Alguns ciclistas são obrigados a pedalar fora das ciclovias devido aos obstáculos. Também no Campo Limpo, na rua Caio Graco da Silva, em trecho sem calçada, são os pedestres e vendedores de frutas com seus carrinhos que tomaram a faixa das bicicletas. Em vários trechos é possível ver carros estacionados, problema que se repete no Parque São Rafael (zona leste).
Na Vila Prudente, há problemas de drenagem e no asfaltamento. Na rua Professor Gustavo Pires de Andrade, a tinta foi passada sobre um trecho de paralelepípedos, causando desnível na pista.
Em Sapopemba, a falta de ciclovias é motivo de queixa. “Fui atropelado por um carro que entrava num posto. Nos trechos com ciclovia, não corro esse risco”, disse Everton Barbosa, 21, metalúrgico que sofreu ferimentos leves e pedala até a Vila Prudente diariamente para economizar.
OUTRO LADO
O diretor de planejamento da CET (Companhia de Engenharia de Tráfego), Tadeu Leite, afirma que as ciclovias chegam em alguns bairros periféricos antes de outras melhorias de infraestrutura.
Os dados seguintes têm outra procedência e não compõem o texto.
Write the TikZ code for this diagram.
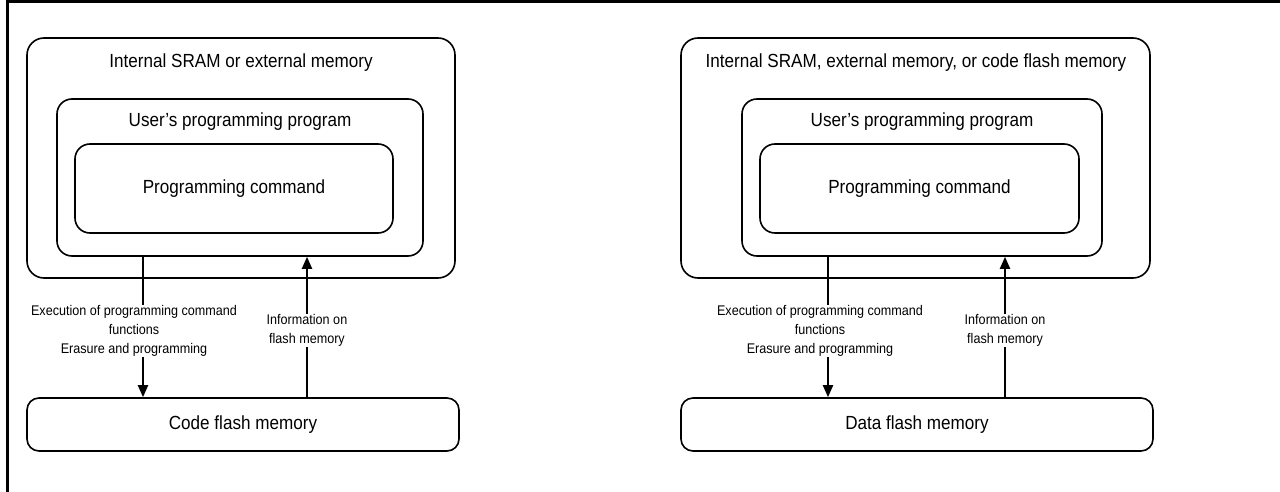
\documentclass[tikz,border=0pt]{standalone}
\usepackage{fontspec}
\setmainfont{Liberation Sans}[FakeStretch=0.9]
\usetikzlibrary{arrows.meta}
\begin{document}
\begin{tikzpicture}[x=1pt,y=-1pt,
  bx/.style={draw,line width=1.6pt,rectangle,rounded corners=15pt,inner sep=0pt},
  flashbox/.style={draw,line width=1.6pt,rectangle,rounded corners=12pt,inner sep=0pt,font=\fontsize{19}{23}\selectfont},
  bigtxt/.style={inner sep=0pt,font=\fontsize{19}{23}\selectfont},
  smalltxt/.style={inner sep=0pt,fill=white,align=center,font=\fontsize{14}{19}\selectfont},
  arr/.style={line width=2pt,-{Triangle[length=12pt,width=10pt]}},
  frameline/.style={line width=3pt}]
\useasboundingbox (0,0) rectangle (1280,492);
% frame
\coordinate (fTL) at (7,1.5);
\coordinate (fTR) at (1280,1.5);
\coordinate (fBL) at (7,492);
\draw[frameline] (fTR) -- (fTL) -- (fBL);
% left panel
\node[bx,rounded corners=17pt,minimum width=428pt,minimum height=240pt] (out1) at (241,158) {};
\node[bx,minimum width=366pt,minimum height=157pt] (mid1) at (240,177.5) {};
\node[bx,minimum width=318pt,minimum height=89pt,font=\fontsize{19}{23}\selectfont] (inn1) at (234,188.5) {Programming command};
\node[flashbox,minimum width=432pt,minimum height=53pt] (fl1) at (243,424.5) {Code flash memory};
\node[bigtxt] (t1) at (241,63) {Internal SRAM or external memory};
\node[bigtxt] (u1) at (240,122) {User’s programming program};
\coordinate (xd1) at (143,0);
\coordinate (xu1) at (307,0);
\draw[arr] (mid1.south -| xd1) -- (fl1.north -| xd1);
\draw[arr] (fl1.north -| xu1) -- (mid1.south -| xu1);
\node[smalltxt] (e1) at (134,331) {Execution of programming command\\functions\\Erasure and programming};
\node[smalltxt] (i1) at (307,330.5) {Information on\\flash memory};
% right panel
\node[bx,rounded corners=17pt,minimum width=469pt,minimum height=240pt] (out2) at (915.5,158) {};
\node[bx,minimum width=360pt,minimum height=157pt] (mid2) at (922,177.5) {};
\node[bx,minimum width=319pt,minimum height=89pt,font=\fontsize{19}{23}\selectfont] (inn2) at (919.5,188.5) {Programming command};
\node[flashbox,minimum width=472pt,minimum height=53pt] (fl2) at (917,424.5) {Data flash memory};
\node[bigtxt] (t2) at (916,63) {Internal SRAM, external memory, or code flash memory};
\node[bigtxt] (u2) at (922,122) {User’s programming program};
\coordinate (xd2) at (828,0);
\coordinate (xu2) at (1005,0);
\draw[arr] (mid2.south -| xd2) -- (fl2.north -| xd2);
\draw[arr] (fl2.north -| xu2) -- (mid2.south -| xu2);
\node[smalltxt] (e2) at (820,331) {Execution of programming command\\functions\\Erasure and programming};
\node[smalltxt] (i2) at (1005,330.5) {Information on\\flash memory};
\end{tikzpicture}
\end{document}
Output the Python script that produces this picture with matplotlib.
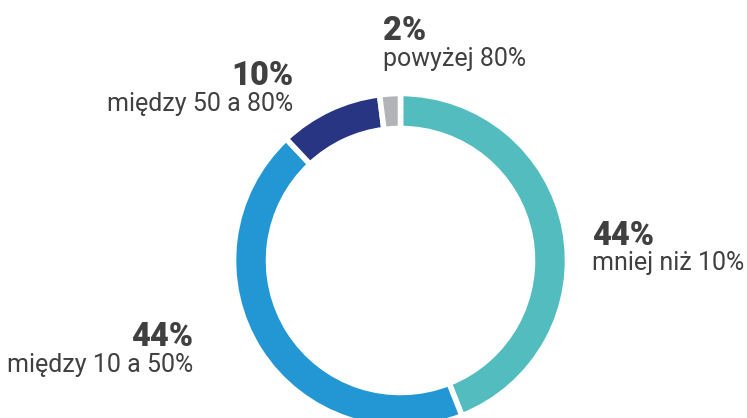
import matplotlib
matplotlib.use("Agg")
import matplotlib.pyplot as plt

categories = ["mniej niż 10%", "między 10 a 50%", "między 50 a 80%", "powyżej 80%"]
values = [44, 44, 10, 2]
pct_labels = ["44%", "44%", "10%", "2%"]
colors = ["#52BCBE", "#2397D4", "#283583", "#B2B3B6"]

W, H = 747, 418
fig = plt.figure(figsize=(W / 100, H / 100), dpi=100)
ax = fig.add_axes([0, 0, 1, 1])

cx, cy = 400.5, H - 260.5
ax.pie(values, colors=colors, startangle=90, counterclock=False,
       center=(cx, cy), radius=167, frame=True,
       wedgeprops=dict(width=35, edgecolor="white", linewidth=4))
ax.set_xlim(0, W)
ax.set_ylim(0, H)
ax.set_aspect("equal")
ax.axis("off")

tc = "#404040"
bold = dict(family="Roboto", weight="black", fontsize=23.5, color=tc)
reg = dict(family="Roboto", fontsize=18, color=tc)

# label positions (pixel coords from top: x, bold baseline, text baseline)
pos = {
    0: (592, 245, 270, "left"),
    1: (193, 346, 372, "right"),
    2: (293, 85, 111, "right"),
    3: (383, 40, 66, "left"),
}
for i, (x, yb, yt, ha) in pos.items():
    ax.text(x, H - yb, pct_labels[i], ha=ha, va="baseline", **bold)
    ax.text(x, H - yt, categories[i], ha=ha, va="baseline", **reg)

fig.savefig("out.png", dpi=100)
De acordo com ele, na periferia há um deficit histórico de reformas, como em calçadas, que necessitam de soluções mais complexas. Daí surgem alguns dos problemas encontrados pela reportagem, afirma ele.
Sobre as ruas esburacadas e com problemas de drenagem, a companhia afirma que faz os reparos na hora da implantação quando há risco para os ciclistas. Quando o caso é menos grave, as subprefeituras são notificadas.
No caso específico da avenida Bento Guelfi, a Subprefeitura de São Mateus diz que intensificará a limpeza. A manutenção acontece duas vezes por semana e será intensificada devido às chuvas.
Na ciclovia do Parque São Rafael, parte das vias já recebeu lâmpadas novas. Especificamente na rua Martim Soares Moreno, será avaliada a necessidade de instalação de novos pontos de iluminação.
Tadeu Leite, da CET, afirma que a pesquisa de origem e destino dos bairros não é o única base de decisão sobre onde vão ser implantadas as ciclovias. Entre outros critérios, são levados em consideração a ligação a pontos de interesse da população e os pedidos da população.
Ainda há cerca de 150 km de novas vias que beneficiarão alguns bairros que não receberam ciclovias até o final da gestão Fernando Haddad, diz a companhia.
A CET afirma também estar trabalhando com fabricante de tintas para desenvolver um material mais resistente.
De acordo com a prefeitura, aumentaram as multas por desrespeito às ciclovias. As de estacionamento sobre a ciclovia subiram de 197, de janeiro a maio de 2014, para 784, no mesmo período deste ano. Já as multas por trafegar sobre a ciclofaixa passaram de 109 para 773.